Fraser Sanderson, the council’s director of education, said a whole series of changes made it vital to examine where education should be heading. But Mr Sanderson pleaded for a mature debate which did not just focus on school closures.

Among changes he highlighted were the impact of technology, the nature of teaching and teachers, the slack pace of learning in S1, the difficulty of recruiting sufficient staff, particularly in rural areas, the unequal distribution of schools across the authority and costs.

Mr Sanderson raised a series of “speculative” possibilities:

* Should pupils transfer at the end of P6, both to ease demands on the primary curriculum and improve learning in early secondary?

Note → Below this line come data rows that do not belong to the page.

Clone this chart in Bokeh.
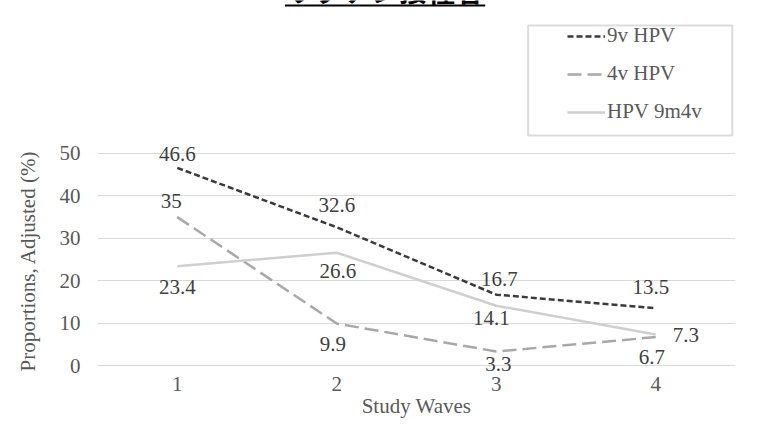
from bokeh.plotting import figure
from bokeh.models import (ColumnDataSource, LabelSet, Legend, LegendItem,
                          BoxAnnotation, Label, FixedTicker, Range1d, Title)
from bokeh.embed import file_html
from bokeh.resources import INLINE

# ---- data ----
title_text = "ワクチン接種者"
waves = [1, 2, 3, 4]
wave_labels = ["1", "2", "3", "4"]
series_names = ["9v HPV", "4v HPV", "HPV 9m4v"]
v9 = [46.6, 32.6, 16.7, 13.5]
v4 = [35, 9.9, 3.3, 6.7]
v9m4 = [23.4, 26.6, 14.1, 7.3]
y_ticks = [0, 10, 20, 30, 40, 50]
x_title = "Study Waves"
y_title = "Proportions, Adjusted (%)"

# ---- styles ----
SERIF = "Liberation Serif"
FS = "21px"
colors = ["#3a3a3a", "#a8a8a8", "#cfcfcf"]
dashes = ["6 3", "14 6", "solid"]
# label offsets in screen px (x right, y up)
lab_dx = [[0, 0, 3, -5], [-6, -4, 2, -4], [0, 1, -5, 30]]
lab_dy = [[14, 22, 16, 21], [16, -20, -12, -20], [-21, -18, -12, 0]]

p = figure(width=754, height=422, output_backend="svg", toolbar_location=None,
           x_range=Range1d(0.5, 4.5), y_range=Range1d(-1.415, 86.08),
           min_border_left=95, min_border_right=19,
           min_border_top=0, min_border_bottom=51)
p.outline_line_color = None
p.background_fill_color = "white"
p.border_fill_color = "white"

items = []
for i, (name, vals) in enumerate(zip(series_names, [v9, v4, v9m4])):
    r = p.line(waves, vals, line_color=colors[i], line_width=2.5,
               line_dash=dashes[i])
    items.append(LegendItem(label=name, renderers=[r]))
    src = ColumnDataSource(dict(x=waves, y=vals,
                                t=[f"{v:g}" for v in vals],
                                dx=lab_dx[i], dy=lab_dy[i]))
    p.add_layout(LabelSet(x="x", y="y", text="t", source=src,
                          x_offset="dx", y_offset="dy",
                          text_align="center", text_baseline="middle",
                          text_font=SERIF, text_font_size=FS,
                          text_color="#404040"))

legend = Legend(items=items, location=(470, 247), orientation="vertical",
                border_line_color=None, background_fill_alpha=0,
                padding=0, margin=0, spacing=13, glyph_width=38,
                glyph_height=24, label_height=24, label_standoff=2,
                label_text_font=SERIF, label_text_font_size=FS,
                label_text_color="#595959")
p.add_layout(legend, "center")

# legend frame
p.add_layout(BoxAnnotation(left=3.2, right=4.48, bottom=54.25, top=80.19,
                           fill_alpha=0, line_color="#8c8c8c", line_width=2))

# cropped title with underline (as in the reference)
p.add_layout(Label(x=2.303, y=88.44, text=title_text, text_align="center",
                   text_baseline="alphabetic", text_font="Noto Sans CJK JP",
                   text_font_size="28px", text_font_style="bold",
                   text_color="#000000"))
p.add_layout(BoxAnnotation(left=1.675, right=2.931, bottom=84.67, top=85.14,
                           fill_color="#000000", fill_alpha=1,
                           line_color=None))

# axes
p.xaxis.ticker = FixedTicker(ticks=waves)
p.xaxis.major_label_overrides = {w: l for w, l in zip(waves, wave_labels)}
p.yaxis.ticker = FixedTicker(ticks=y_ticks)
for ax in (p.xaxis[0], p.yaxis[0]):
    ax.axis_line_color = None
    ax.major_tick_line_color = None
    ax.minor_tick_line_color = None
    ax.major_tick_out = 0
    ax.major_tick_in = 0
    ax.minor_tick_out = 0
    ax.minor_tick_in = 0
    ax.major_label_text_font = SERIF
    ax.major_label_text_font_size = FS
    ax.major_label_text_color = "#595959"
    ax.axis_label_text_font = SERIF
    ax.axis_label_text_font_size = FS
    ax.axis_label_text_font_style = "normal"
    ax.axis_label_text_color = "#595959"
p.xaxis.axis_label = x_title
p.xaxis.major_label_standoff = 5
p.xaxis.axis_label_standoff = 0
p.yaxis.major_label_standoff = 17

# y-axis title, centred on the 0-50 value span like the reference
ytitle = Title(text=y_title, align="left", vertical_align="top", offset=0,
               standoff=30, text_font=SERIF, text_font_size=FS,
               text_font_style="normal", text_color="#595959")
p.add_layout(ytitle, "left")

p.xgrid.visible = False
p.ygrid.grid_line_color = "#d9d9d9"
p.ygrid.grid_line_width = 1

open("out.html", "w").write(file_html(p, INLINE))
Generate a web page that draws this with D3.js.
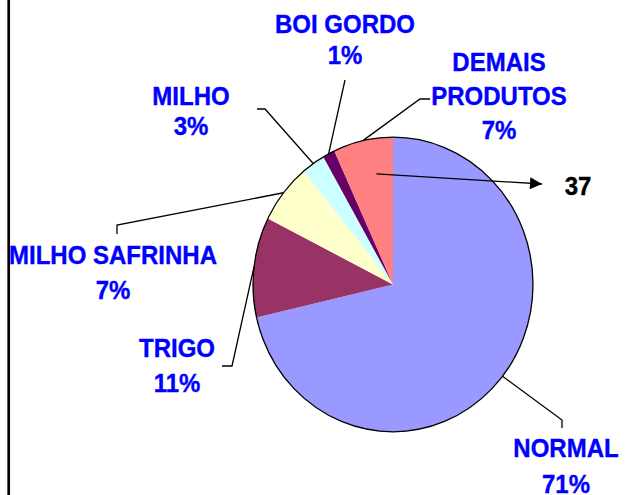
<!DOCTYPE html>
<html lang="pt">
<head>
<meta charset="utf-8">
<title>Pie</title>
<script src="https://d3js.org/d3.v7.min.js"></script>
<style>
  body { margin: 0; background: #fff; }
  .lbl { font-family: "Liberation Sans", Arial, sans-serif; font-weight: bold; fill: #0000ff; stroke: #0000ff; stroke-width: 0.35px; font-size: 24px; }
  .leader { fill: none; stroke: #000; stroke-width: 1.3px; }
</style>
</head>
<body>
<div id="chart"></div>
<script>
var categories = ["NORMAL", "TRIGO", "MILHO SAFRINHA", "MILHO", "BOI GORDO", "DEMAIS PRODUTOS"];
var values = [71.4, 11.0, 6.6, 2.7, 1.4, 6.9];
var colors = ["#9999ff", "#993366", "#ffffcc", "#ccffff", "#660066", "#ff8080"];
var calloutValue = 37;

// label layout: text lines (name split), center x, first baseline, line gap, leader bend + end
var labelLayout = [
  { lines: ["NORMAL"], x: 566, y: 457, gap: 36, path: [[562, 420], [562, 428]] },
  { lines: ["TRIGO"], x: 177, y: 357, gap: 35, path: [[232, 366], [222, 366]] },
  { lines: ["MILHO SAFRINHA"], x: 113, y: 264, gap: 35, path: [[117, 225], [117, 234]] },
  { lines: ["MILHO"], x: 191, y: 105, gap: 30, path: [[265, 109], [257, 109]] },
  { lines: ["BOI GORDO"], x: 345, y: 33, gap: 31, path: [[345, 80]] },
  { lines: ["DEMAIS", "PRODUTOS"], x: 499, y: 71, gap: 34, path: [[420, 99], [430, 99]] }
];

var width = 626, height = 495;
var cx = 393, cy = 284.5, rx = 140, ry = 147.3;

var svg = d3.select("#chart").append("svg")
  .attr("width", width).attr("height", height);

// left border line
svg.append("line")
  .attr("x1", 8.7).attr("x2", 8.7).attr("y1", 0).attr("y2", height)
  .attr("stroke", "#000").attr("stroke-width", 2.7);

var pie = d3.pie().sort(null).value(function(d) { return d; });
var arcs = pie(values);
var arc = d3.arc().innerRadius(0).outerRadius(rx);

var g = svg.append("g")
  .attr("transform", "translate(" + cx + "," + cy + ") scale(1," + (ry / rx) + ")");

g.selectAll("path")
  .data(arcs)
  .enter().append("path")
  .attr("d", arc)
  .attr("fill", function(d, i) { return colors[i]; });

svg.append("ellipse")
  .attr("cx", cx).attr("cy", cy).attr("rx", rx).attr("ry", ry)
  .attr("fill", "none").attr("stroke", "#000").attr("stroke-width", 1.3);

function edgePoint(a, f) {
  return [cx + rx * f * Math.sin(a), cy - ry * f * Math.cos(a)];
}

var fmt = function(v) { return Math.round(v) + "%"; };

arcs.forEach(function(d, i) {
  var L = labelLayout[i];
  var mid = (d.startAngle + d.endAngle) / 2;
  var pts = [edgePoint(mid, 1)].concat(L.path);
  svg.append("path").attr("class", "leader")
    .attr("d", d3.line()(pts));

  var lines = L.lines.concat([fmt(values[i])]);
  lines.forEach(function(t, k) {
    svg.append("text").attr("class", "lbl")
      .attr("transform", "translate(" + L.x + "," + (L.y + k * L.gap) + ") scale(1,1.08)")
      .attr("text-anchor", "middle")
      .text(t);
  });
});

// callout arrow from DEMAIS slice
var last = arcs[arcs.length - 1];
var start = edgePoint((last.startAngle + last.endAngle) / 2 + 0.06, 0.76);
var tip = [542, 184];
svg.append("defs").append("marker")
  .attr("id", "arr").attr("viewBox", "0 0 10 10")
  .attr("refX", 10).attr("refY", 5)
  .attr("markerWidth", 13).attr("markerHeight", 12)
  .attr("markerUnits", "userSpaceOnUse")
  .attr("orient", "auto")
  .append("path").attr("d", "M0,0L10,5L0,10Z").attr("fill", "#000");
svg.append("line")
  .attr("x1", start[0]).attr("y1", start[1])
  .attr("x2", tip[0]).attr("y2", tip[1])
  .attr("stroke", "#000").attr("stroke-width", 1.3)
  .attr("marker-end", "url(#arr)");
svg.append("text")
  .attr("transform", "translate(578,195) scale(1,1.08)")
  .attr("text-anchor", "middle")
  .style("font-family", "'Liberation Sans', Arial, sans-serif")
  .style("font-weight", "bold").style("font-size", "24px")
  .style("stroke", "#000").style("stroke-width", "0.35px")
  .text(calloutValue);
</script>
</body>
</html>
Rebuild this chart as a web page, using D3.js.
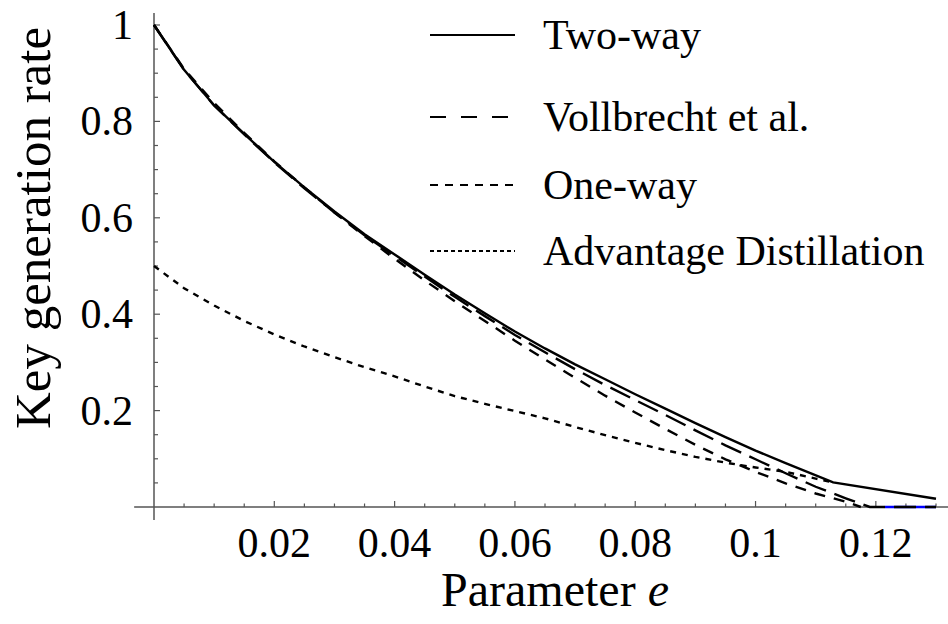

* Will it continue to be strictly necessary to have students traveling to a central point for their schooling?

* Could post-school students be based mainly at home, with teachers as “directors” of learning guiding them to resources such as the BBC’s forthcoming “digital curriculum”?

* Can lessons via video-conferencing be extended, as happens in one case where physics teaching is beamed to Lockerbie Academy from Wallace Hall Academy in Dumfries?

* Will there be a more integrated teaching force of the future consisting of teachers, classroom assistants, technicians and librarians?

* Is the curriculum likely to be subject-driven or skills-oriented?

* How can learning facilities be set up in many more communities to develop lifelong learning?

* Should primary schools be “clustered” under a single management?

Dumfries and Galloway has set up two groups which will take an initial look at these issues, including the impact that changes might have on school buildings.